-- begin Stored data --

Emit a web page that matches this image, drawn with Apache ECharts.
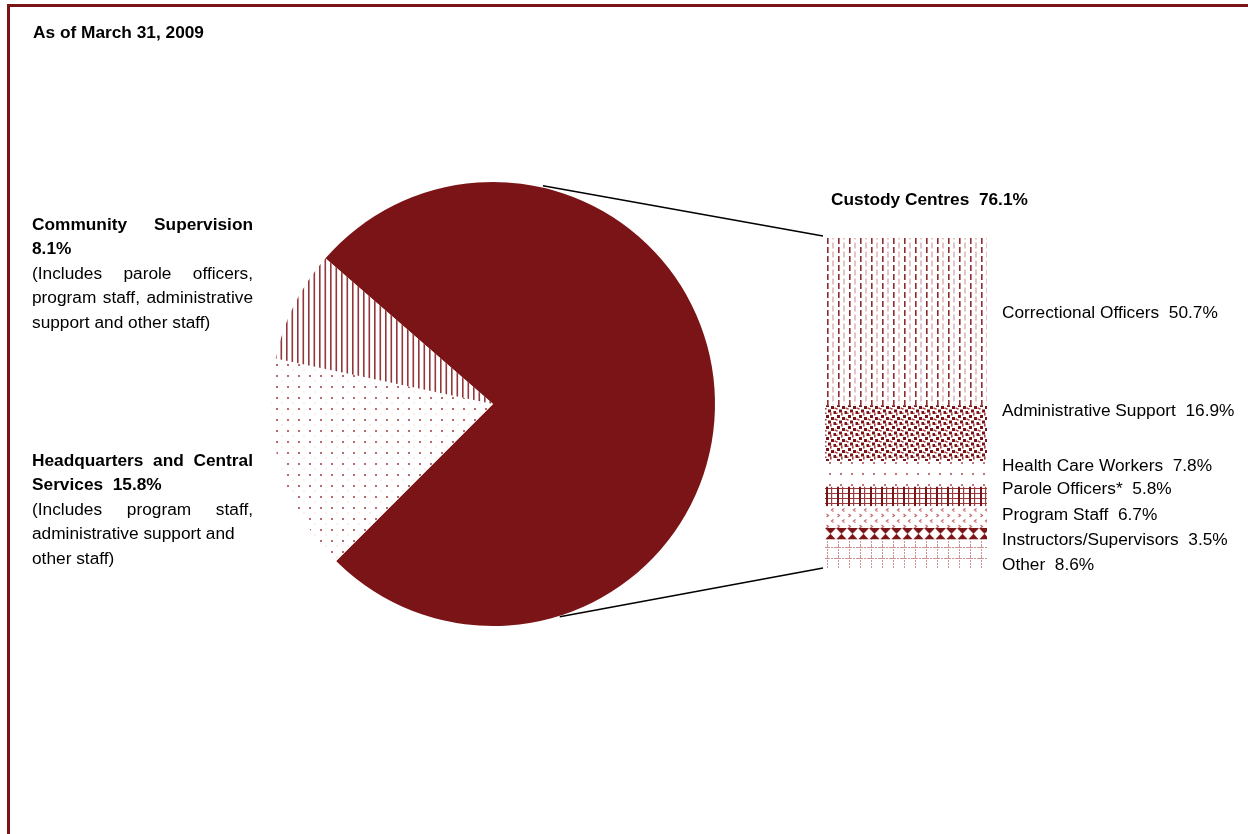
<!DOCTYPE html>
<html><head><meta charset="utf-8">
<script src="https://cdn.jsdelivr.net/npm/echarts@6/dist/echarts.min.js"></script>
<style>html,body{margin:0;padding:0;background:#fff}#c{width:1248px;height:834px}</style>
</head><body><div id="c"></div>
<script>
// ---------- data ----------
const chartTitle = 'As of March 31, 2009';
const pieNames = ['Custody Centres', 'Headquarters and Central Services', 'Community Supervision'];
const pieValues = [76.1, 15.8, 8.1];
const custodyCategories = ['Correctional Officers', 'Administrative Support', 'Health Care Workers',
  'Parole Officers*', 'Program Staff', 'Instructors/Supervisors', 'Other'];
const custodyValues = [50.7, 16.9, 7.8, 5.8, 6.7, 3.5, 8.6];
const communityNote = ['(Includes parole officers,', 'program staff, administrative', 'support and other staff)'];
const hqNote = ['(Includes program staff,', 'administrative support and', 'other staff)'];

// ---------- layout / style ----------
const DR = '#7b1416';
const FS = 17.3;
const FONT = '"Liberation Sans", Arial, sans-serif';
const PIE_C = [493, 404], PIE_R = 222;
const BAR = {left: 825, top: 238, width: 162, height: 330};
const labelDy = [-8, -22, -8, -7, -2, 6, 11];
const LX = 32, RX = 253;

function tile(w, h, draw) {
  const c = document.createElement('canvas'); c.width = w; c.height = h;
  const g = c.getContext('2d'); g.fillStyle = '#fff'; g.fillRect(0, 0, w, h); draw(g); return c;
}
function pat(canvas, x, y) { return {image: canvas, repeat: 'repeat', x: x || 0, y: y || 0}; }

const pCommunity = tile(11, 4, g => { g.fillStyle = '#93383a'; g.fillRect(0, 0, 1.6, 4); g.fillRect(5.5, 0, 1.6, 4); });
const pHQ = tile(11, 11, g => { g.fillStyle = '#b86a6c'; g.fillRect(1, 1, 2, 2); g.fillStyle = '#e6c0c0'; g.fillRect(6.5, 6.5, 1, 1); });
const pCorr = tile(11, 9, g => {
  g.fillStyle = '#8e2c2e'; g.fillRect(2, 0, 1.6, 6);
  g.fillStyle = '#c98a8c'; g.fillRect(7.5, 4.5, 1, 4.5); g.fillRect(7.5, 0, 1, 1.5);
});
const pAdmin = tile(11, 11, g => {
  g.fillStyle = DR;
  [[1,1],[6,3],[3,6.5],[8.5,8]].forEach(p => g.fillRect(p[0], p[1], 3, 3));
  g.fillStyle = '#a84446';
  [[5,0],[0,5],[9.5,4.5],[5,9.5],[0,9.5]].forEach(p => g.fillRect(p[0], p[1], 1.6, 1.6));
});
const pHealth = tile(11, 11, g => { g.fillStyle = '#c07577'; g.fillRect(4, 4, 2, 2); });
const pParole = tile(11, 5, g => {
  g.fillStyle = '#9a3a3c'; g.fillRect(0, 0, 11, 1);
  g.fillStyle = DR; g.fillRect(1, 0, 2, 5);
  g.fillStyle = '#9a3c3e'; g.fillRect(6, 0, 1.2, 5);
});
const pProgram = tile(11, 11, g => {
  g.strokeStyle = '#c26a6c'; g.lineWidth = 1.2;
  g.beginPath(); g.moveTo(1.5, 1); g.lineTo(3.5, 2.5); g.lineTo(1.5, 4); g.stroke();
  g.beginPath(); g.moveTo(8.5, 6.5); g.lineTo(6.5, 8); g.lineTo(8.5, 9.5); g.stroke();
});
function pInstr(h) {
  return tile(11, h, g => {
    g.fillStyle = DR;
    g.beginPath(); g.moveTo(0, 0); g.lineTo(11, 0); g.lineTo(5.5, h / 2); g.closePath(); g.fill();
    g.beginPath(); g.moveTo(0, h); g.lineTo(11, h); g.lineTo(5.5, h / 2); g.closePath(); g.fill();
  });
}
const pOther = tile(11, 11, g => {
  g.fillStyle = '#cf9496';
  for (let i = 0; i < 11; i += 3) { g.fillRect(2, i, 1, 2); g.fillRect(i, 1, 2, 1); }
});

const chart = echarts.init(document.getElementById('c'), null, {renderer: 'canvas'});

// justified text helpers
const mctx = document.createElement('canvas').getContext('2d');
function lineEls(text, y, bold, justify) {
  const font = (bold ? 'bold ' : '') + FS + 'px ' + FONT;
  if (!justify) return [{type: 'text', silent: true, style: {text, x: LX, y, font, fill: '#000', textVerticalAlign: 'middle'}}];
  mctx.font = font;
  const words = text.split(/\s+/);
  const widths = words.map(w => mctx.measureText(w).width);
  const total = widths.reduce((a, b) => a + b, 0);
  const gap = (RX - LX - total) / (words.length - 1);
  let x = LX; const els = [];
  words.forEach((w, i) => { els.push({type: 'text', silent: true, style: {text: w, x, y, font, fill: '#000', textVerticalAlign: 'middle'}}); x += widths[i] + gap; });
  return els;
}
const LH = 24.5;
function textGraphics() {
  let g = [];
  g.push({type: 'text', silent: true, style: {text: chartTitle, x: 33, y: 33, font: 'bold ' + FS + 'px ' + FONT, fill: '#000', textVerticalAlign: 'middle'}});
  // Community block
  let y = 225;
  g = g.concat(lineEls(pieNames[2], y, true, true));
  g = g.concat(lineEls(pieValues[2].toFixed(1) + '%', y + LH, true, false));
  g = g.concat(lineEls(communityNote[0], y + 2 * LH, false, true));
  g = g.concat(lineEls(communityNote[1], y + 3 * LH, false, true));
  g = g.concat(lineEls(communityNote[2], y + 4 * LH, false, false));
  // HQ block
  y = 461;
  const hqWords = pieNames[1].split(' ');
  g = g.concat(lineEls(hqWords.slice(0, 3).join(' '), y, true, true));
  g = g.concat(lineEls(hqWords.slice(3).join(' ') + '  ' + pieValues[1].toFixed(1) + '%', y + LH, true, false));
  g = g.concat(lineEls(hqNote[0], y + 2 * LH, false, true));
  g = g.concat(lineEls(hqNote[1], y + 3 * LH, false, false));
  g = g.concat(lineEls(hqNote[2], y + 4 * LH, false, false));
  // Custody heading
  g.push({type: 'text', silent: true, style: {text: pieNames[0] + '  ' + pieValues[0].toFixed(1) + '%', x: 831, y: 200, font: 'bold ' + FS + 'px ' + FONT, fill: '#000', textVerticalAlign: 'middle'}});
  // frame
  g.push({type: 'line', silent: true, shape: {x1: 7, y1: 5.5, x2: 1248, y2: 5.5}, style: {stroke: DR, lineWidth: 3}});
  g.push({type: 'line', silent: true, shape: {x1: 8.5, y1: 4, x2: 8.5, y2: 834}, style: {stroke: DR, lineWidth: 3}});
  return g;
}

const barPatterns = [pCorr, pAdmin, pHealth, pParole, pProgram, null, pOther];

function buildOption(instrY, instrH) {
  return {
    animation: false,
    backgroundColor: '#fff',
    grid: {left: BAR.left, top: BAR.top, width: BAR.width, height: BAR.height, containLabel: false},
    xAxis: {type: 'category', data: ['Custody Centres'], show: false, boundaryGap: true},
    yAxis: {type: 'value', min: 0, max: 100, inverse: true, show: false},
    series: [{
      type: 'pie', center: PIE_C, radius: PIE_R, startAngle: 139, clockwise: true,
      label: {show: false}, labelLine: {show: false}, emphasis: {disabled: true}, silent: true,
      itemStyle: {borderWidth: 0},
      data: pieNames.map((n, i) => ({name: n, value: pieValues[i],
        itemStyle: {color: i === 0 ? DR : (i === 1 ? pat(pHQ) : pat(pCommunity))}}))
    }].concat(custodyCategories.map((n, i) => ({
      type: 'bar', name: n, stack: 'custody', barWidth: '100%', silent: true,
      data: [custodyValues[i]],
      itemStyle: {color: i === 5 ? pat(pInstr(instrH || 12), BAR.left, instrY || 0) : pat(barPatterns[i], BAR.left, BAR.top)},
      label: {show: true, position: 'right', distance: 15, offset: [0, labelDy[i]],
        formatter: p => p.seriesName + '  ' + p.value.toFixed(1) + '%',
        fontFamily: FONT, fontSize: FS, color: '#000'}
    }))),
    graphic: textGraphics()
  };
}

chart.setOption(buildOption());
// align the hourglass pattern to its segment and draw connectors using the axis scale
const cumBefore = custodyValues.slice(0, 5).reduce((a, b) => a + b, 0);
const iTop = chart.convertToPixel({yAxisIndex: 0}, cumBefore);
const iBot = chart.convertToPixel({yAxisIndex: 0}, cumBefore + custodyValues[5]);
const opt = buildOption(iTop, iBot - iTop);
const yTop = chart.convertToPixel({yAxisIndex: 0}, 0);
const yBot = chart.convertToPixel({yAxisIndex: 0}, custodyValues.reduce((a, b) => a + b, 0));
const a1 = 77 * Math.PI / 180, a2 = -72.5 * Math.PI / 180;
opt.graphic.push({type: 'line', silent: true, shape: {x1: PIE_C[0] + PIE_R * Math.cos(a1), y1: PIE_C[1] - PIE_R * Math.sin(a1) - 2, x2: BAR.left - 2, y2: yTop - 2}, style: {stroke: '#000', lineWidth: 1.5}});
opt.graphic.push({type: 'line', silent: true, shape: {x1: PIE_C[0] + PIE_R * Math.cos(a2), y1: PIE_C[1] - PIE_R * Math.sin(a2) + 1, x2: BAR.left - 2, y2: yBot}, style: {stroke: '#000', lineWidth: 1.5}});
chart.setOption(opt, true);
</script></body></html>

-- end Stored data --

Identify and extract each line of the listing that contains "image".

Emit a web page that matches this image, drawn with Apache ECharts.
function pat(canvas, x, y) { return {image: canvas, repeat: 'repeat', x: x || 0, y: y || 0}; }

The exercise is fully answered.